#### Collected data
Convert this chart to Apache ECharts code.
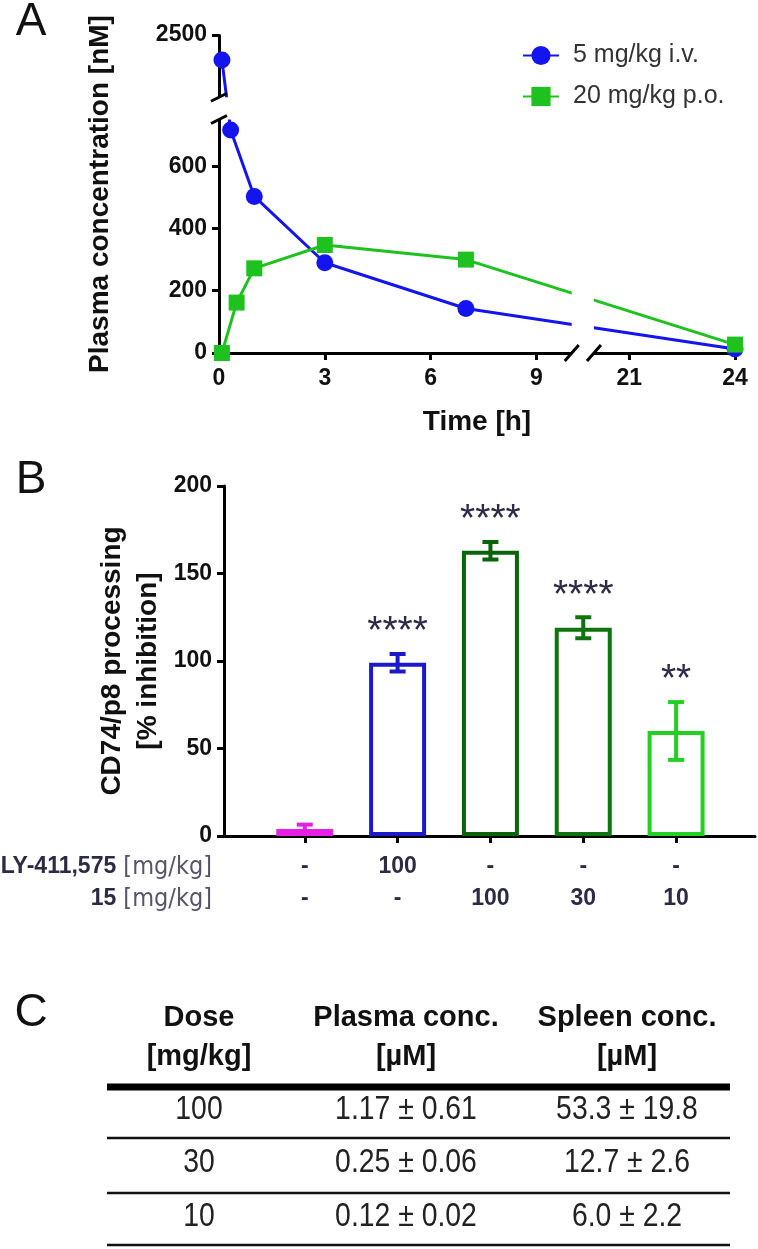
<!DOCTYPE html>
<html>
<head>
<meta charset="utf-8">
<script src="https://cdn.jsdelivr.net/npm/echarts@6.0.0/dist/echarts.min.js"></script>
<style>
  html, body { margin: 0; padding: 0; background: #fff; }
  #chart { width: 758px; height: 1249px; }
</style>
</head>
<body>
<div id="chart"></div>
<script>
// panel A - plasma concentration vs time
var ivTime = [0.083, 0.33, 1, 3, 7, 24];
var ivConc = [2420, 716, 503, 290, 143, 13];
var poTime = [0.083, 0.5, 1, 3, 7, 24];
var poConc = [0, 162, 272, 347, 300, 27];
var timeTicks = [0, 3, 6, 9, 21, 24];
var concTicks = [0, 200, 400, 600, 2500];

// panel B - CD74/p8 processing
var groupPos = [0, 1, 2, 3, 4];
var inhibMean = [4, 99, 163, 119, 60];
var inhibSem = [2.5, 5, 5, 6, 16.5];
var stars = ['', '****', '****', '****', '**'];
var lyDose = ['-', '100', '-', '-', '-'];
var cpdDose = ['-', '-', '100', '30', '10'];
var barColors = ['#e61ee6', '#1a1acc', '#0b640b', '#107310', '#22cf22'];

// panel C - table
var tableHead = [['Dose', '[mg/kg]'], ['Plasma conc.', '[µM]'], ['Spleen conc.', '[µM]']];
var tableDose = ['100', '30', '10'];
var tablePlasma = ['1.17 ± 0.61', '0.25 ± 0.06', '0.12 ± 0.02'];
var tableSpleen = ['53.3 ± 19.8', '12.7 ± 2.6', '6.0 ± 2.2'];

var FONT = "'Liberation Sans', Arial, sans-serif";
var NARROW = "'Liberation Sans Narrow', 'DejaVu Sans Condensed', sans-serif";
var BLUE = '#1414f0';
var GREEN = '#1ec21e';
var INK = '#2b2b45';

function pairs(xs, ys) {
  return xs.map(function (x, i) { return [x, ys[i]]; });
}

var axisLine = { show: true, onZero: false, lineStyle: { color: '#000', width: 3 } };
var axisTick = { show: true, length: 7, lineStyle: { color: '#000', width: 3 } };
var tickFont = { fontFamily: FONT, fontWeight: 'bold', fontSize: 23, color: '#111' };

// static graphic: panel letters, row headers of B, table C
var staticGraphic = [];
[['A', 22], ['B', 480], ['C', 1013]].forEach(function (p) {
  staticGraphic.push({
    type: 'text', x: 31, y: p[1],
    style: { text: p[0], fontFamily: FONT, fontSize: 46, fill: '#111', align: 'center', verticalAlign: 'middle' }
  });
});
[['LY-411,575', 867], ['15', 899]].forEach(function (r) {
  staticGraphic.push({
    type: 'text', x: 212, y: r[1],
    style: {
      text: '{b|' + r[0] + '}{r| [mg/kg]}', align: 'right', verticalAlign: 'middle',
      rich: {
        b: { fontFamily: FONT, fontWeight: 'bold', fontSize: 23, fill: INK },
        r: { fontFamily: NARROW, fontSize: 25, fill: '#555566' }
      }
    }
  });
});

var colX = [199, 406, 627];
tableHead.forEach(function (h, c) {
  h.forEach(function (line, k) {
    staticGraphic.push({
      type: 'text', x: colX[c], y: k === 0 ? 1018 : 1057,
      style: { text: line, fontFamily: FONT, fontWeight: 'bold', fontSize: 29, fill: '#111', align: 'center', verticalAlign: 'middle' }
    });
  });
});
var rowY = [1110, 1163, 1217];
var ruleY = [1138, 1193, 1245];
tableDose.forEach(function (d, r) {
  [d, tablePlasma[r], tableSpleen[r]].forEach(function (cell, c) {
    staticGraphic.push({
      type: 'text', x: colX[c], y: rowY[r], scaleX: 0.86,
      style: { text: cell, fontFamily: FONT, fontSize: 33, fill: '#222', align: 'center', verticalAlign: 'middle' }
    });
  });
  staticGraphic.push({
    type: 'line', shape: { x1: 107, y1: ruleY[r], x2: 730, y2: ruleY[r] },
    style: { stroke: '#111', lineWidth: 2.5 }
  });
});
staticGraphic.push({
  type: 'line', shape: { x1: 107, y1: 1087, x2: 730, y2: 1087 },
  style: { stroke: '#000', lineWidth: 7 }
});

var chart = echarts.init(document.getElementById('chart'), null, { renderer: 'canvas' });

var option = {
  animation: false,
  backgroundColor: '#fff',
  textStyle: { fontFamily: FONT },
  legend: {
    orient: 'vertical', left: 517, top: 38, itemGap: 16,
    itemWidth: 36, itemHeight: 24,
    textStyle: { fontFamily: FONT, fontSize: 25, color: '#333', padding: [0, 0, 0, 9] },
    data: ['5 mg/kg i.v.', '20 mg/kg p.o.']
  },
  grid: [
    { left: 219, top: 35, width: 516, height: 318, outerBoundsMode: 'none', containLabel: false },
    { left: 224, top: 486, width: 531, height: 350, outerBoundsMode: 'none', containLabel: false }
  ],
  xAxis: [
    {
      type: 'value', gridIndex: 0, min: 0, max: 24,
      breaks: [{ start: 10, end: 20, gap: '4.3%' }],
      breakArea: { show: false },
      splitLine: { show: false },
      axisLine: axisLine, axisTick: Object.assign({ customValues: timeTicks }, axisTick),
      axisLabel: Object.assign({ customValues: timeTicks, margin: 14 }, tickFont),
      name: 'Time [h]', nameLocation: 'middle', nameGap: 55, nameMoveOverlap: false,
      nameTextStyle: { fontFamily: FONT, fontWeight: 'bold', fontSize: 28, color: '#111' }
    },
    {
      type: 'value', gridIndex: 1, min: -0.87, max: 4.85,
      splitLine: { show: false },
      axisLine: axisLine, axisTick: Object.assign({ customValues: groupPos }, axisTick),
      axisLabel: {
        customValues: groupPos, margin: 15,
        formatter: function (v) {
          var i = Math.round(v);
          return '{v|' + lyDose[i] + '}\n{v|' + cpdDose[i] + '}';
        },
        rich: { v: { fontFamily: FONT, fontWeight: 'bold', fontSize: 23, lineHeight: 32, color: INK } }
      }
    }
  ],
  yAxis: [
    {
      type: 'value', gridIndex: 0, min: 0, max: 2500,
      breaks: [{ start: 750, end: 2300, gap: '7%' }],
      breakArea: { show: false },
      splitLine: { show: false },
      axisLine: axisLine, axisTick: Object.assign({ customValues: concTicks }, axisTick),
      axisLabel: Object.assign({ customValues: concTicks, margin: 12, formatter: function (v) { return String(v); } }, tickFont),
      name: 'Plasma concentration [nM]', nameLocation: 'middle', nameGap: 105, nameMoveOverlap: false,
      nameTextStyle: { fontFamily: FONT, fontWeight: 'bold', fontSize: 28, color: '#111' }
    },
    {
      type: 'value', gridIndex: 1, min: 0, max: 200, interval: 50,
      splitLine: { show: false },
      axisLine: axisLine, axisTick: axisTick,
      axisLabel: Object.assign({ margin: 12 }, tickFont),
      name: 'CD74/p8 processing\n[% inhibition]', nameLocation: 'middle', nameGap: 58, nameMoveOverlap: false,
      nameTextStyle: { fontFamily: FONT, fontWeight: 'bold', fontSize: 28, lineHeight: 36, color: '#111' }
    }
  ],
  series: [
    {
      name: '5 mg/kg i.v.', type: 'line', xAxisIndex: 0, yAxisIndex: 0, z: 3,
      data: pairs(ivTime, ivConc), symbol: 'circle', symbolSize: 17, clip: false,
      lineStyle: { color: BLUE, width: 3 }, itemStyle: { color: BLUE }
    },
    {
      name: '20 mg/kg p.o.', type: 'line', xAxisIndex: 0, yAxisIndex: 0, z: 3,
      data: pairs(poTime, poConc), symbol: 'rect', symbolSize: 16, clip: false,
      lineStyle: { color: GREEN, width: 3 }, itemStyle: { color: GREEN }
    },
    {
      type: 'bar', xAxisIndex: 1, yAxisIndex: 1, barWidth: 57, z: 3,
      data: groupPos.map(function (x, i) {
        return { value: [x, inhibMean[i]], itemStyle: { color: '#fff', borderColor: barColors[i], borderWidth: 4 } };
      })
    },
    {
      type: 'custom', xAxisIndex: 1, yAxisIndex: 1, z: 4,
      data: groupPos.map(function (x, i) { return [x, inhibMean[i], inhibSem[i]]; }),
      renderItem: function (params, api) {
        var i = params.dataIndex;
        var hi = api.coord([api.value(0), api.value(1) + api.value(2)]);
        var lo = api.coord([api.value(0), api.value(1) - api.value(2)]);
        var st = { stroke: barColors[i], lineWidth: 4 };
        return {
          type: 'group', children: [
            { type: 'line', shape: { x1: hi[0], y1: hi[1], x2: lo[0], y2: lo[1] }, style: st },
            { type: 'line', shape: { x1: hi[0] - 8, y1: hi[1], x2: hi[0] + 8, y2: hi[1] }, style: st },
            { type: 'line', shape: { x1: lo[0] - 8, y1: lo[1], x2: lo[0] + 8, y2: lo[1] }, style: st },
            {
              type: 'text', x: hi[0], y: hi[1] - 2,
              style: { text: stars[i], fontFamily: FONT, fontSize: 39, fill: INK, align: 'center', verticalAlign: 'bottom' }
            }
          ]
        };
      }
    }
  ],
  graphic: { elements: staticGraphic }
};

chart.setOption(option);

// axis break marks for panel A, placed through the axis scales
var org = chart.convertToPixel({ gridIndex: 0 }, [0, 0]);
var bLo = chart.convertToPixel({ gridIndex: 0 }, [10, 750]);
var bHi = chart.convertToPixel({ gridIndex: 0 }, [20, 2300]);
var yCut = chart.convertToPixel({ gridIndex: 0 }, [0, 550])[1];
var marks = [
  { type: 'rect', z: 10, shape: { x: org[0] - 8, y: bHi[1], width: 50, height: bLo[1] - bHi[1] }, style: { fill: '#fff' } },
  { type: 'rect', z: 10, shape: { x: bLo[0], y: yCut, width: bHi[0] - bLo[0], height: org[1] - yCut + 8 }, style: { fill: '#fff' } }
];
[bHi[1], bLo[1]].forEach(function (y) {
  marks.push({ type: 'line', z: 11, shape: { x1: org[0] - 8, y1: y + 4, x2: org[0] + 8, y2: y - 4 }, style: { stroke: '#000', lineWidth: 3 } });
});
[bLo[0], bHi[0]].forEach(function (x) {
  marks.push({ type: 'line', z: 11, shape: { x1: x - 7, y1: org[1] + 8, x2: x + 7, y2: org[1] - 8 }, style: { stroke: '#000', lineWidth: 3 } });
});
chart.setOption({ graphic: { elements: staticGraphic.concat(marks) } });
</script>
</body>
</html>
########
# Task goal
Return exactly what appears from the opening line of the material through the line with "var tableSpleen = ['53.3", apart from the pictures.

# Task response
Convert this chart to Apache ECharts code.
<!DOCTYPE html>
<html>
<head>
<meta charset="utf-8">
<script src="https://cdn.jsdelivr.net/npm/echarts@6.0.0/dist/echarts.min.js"></script>
<style>
  html, body { margin: 0; padding: 0; background: #fff; }
  #chart { width: 758px; height: 1249px; }
</style>
</head>
<body>
<div id="chart"></div>
<script>
// panel A - plasma concentration vs time
var ivTime = [0.083, 0.33, 1, 3, 7, 24];
var ivConc = [2420, 716, 503, 290, 143, 13];
var poTime = [0.083, 0.5, 1, 3, 7, 24];
var poConc = [0, 162, 272, 347, 300, 27];
var timeTicks = [0, 3, 6, 9, 21, 24];
var concTicks = [0, 200, 400, 600, 2500];

// panel B - CD74/p8 processing
var groupPos = [0, 1, 2, 3, 4];
var inhibMean = [4, 99, 163, 119, 60];
var inhibSem = [2.5, 5, 5, 6, 16.5];
var stars = ['', '****', '****', '****', '**'];
var lyDose = ['-', '100', '-', '-', '-'];
var cpdDose = ['-', '-', '100', '30', '10'];
var barColors = ['#e61ee6', '#1a1acc', '#0b640b', '#107310', '#22cf22'];

// panel C - table
var tableHead = [['Dose', '[mg/kg]'], ['Plasma conc.', '[µM]'], ['Spleen conc.', '[µM]']];
var tableDose = ['100', '30', '10'];
var tablePlasma = ['1.17 ± 0.61', '0.25 ± 0.06', '0.12 ± 0.02'];
var tableSpleen = ['53.3 ± 19.8', '12.7 ± 2.6', '6.0 ± 2.2'];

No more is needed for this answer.